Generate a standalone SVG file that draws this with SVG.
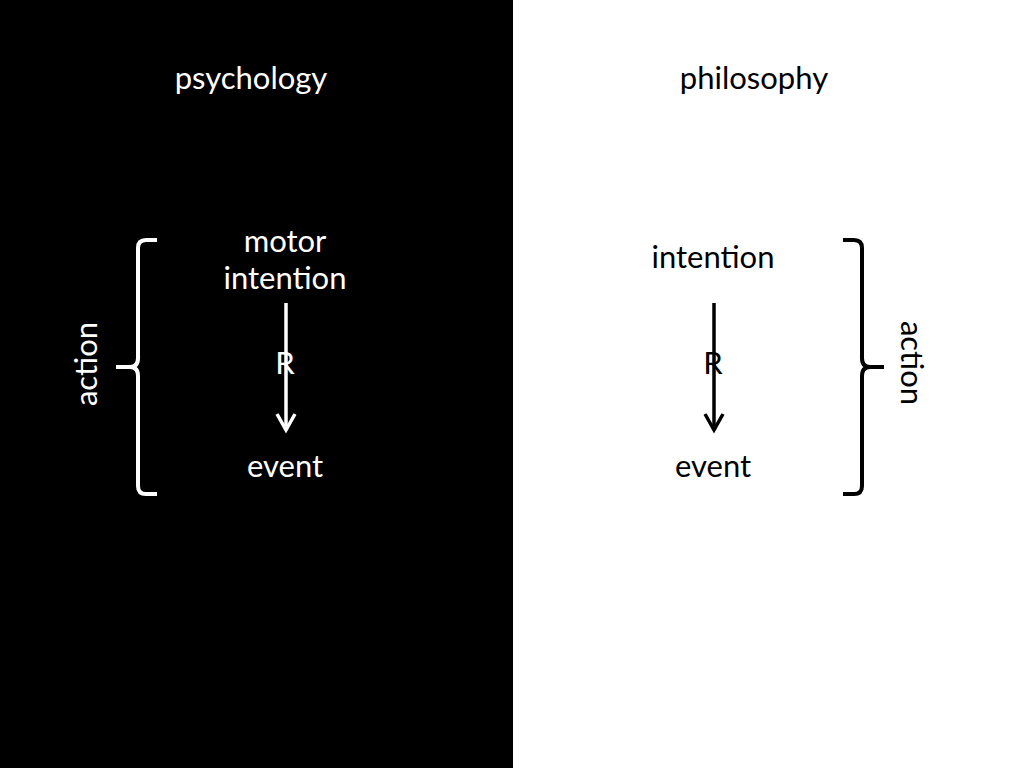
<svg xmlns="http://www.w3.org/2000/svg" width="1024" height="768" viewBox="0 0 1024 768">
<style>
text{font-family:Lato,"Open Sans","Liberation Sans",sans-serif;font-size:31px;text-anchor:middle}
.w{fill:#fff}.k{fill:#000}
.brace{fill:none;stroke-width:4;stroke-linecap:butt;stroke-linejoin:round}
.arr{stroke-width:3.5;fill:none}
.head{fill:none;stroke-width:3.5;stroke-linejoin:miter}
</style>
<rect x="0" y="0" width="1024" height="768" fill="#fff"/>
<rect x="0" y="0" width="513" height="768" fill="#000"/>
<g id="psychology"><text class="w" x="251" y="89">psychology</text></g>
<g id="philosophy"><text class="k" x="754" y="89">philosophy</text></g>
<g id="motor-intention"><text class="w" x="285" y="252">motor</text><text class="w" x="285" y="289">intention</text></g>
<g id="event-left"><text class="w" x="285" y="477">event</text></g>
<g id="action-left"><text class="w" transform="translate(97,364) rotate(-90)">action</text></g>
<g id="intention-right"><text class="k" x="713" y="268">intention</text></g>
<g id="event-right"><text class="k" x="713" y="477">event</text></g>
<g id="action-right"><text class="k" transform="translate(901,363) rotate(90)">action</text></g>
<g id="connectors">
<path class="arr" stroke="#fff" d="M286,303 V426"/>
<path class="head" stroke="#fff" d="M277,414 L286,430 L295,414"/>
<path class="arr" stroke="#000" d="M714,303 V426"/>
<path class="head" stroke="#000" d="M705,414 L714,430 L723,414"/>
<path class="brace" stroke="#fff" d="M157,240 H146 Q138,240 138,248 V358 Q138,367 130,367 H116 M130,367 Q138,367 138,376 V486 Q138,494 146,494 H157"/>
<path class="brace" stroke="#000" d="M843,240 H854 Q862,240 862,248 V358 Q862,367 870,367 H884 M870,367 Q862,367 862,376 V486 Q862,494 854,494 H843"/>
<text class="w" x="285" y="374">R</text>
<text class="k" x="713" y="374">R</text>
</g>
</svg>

Do this
Each line of the material must be retyped exactly, except that images are omitted.

Written reply
Generate a standalone SVG file that draws this with SVG.
<svg xmlns="http://www.w3.org/2000/svg" width="1024" height="768" viewBox="0 0 1024 768">
<style>
text{font-family:Lato,"Open Sans","Liberation Sans",sans-serif;font-size:31px;text-anchor:middle}
.w{fill:#fff}.k{fill:#000}
.brace{fill:none;stroke-width:4;stroke-linecap:butt;stroke-linejoin:round}
.arr{stroke-width:3.5;fill:none}
.head{fill:none;stroke-width:3.5;stroke-linejoin:miter}
</style>
<rect x="0" y="0" width="1024" height="768" fill="#fff"/>
<rect x="0" y="0" width="513" height="768" fill="#000"/>
<g id="psychology"><text class="w" x="251" y="89">psychology</text></g>
<g id="philosophy"><text class="k" x="754" y="89">philosophy</text></g>
<g id="motor-intention"><text class="w" x="285" y="252">motor</text><text class="w" x="285" y="289">intention</text></g>
<g id="event-left"><text class="w" x="285" y="477">event</text></g>
<g id="action-left"><text class="w" transform="translate(97,364) rotate(-90)">action</text></g>
<g id="intention-right"><text class="k" x="713" y="268">intention</text></g>
<g id="event-right"><text class="k" x="713" y="477">event</text></g>
<g id="action-right"><text class="k" transform="translate(901,363) rotate(90)">action</text></g>
<g id="connectors">
<path class="arr" stroke="#fff" d="M286,303 V426"/>
<path class="head" stroke="#fff" d="M277,414 L286,430 L295,414"/>
<path class="arr" stroke="#000" d="M714,303 V426"/>
<path class="head" stroke="#000" d="M705,414 L714,430 L723,414"/>
<path class="brace" stroke="#fff" d="M157,240 H146 Q138,240 138,248 V358 Q138,367 130,367 H116 M130,367 Q138,367 138,376 V486 Q138,494 146,494 H157"/>
<path class="brace" stroke="#000" d="M843,240 H854 Q862,240 862,248 V358 Q862,367 870,367 H884 M870,367 Q862,367 862,376 V486 Q862,494 854,494 H843"/>
<text class="w" x="285" y="374">R</text>
<text class="k" x="713" y="374">R</text>
</g>
</svg>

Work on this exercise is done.